One might still hope to solve the Invariant Subspace Problem by extending Lomonosov’s method to get a result for longer “commutation chains.” Unfortunately Troitsky in [119] showed that at least for the Banach space ℓ ¹ there’s no hope for such a result (see below for more details). Counterexamples for Banach spaces. Per Enflo produced the first example of an operator on a Banach space possessing no nontrivial invariant subspace. Enflo’s paper is [38, 1987], but his result was already circulating in preprint form over a decade earlier.

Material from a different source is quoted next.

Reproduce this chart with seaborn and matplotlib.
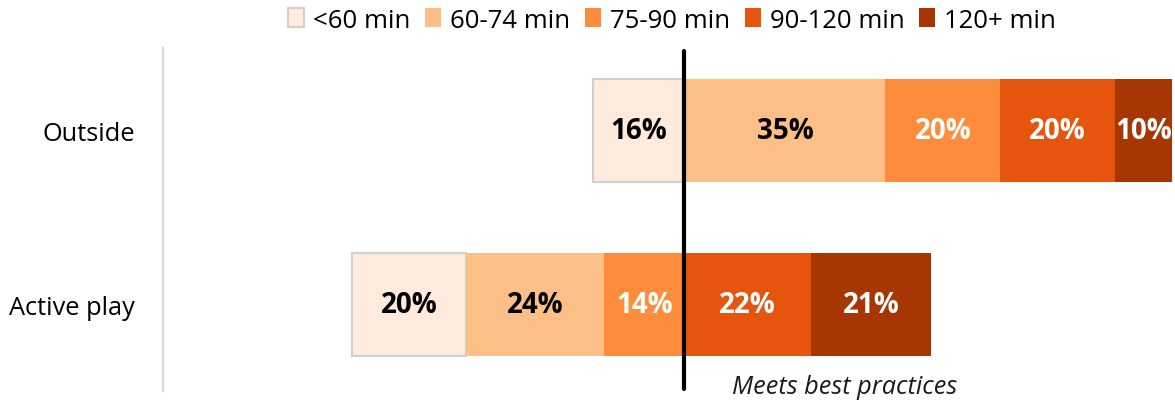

A few years after Enflo released his preprint, Charles Read produced a much simpler counterexample, and then went on to find one set in the sequence space ℓ ¹ [95, 1986]. Read later gave examples of Banach-space operators having no closed invariant subset [96, 1988].

In [119] Troitsky showed for Read’s operator T on ℓ ¹ that there exist nonscalar operators S ₁ and S ₂ on ℓ ¹ such that \(T \leftrightarrow S_{1} \leftrightarrow S_{2} \leftrightarrow K\), thus showing that Lomonosov’s arguments cannot be extended to handle longer commutation chains.

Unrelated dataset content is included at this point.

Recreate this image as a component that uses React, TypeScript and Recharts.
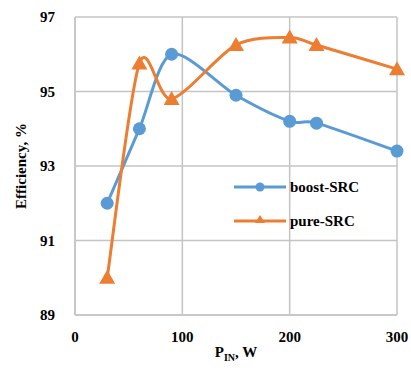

In a totally different direction Argyros and Haydon [3] recently showed that there exist Banach spaces on which every bounded operator has the form “compact plus scalar multiple of the identity.” Thus every bounded operator on such a space has a nontrivial invariant subspace (by the Aronszajn-Smith theorem), and even one that is hyperinvariant (by Lomonosov’s theorem). Needless to say, such Banach spaces do not occur in the course of every-day mathematical life.

The current state of affairs. It’s impossible to summarize quickly the many research efforts currently under way related to the Invariant Subspace Problem. The book [24, 2011] is an up-to-date exposition of the subject, while [94, 2003] is the standard reference for the state of the art circa 1973, and contains an outline, along with extensive references, of subsequent results up to 2003.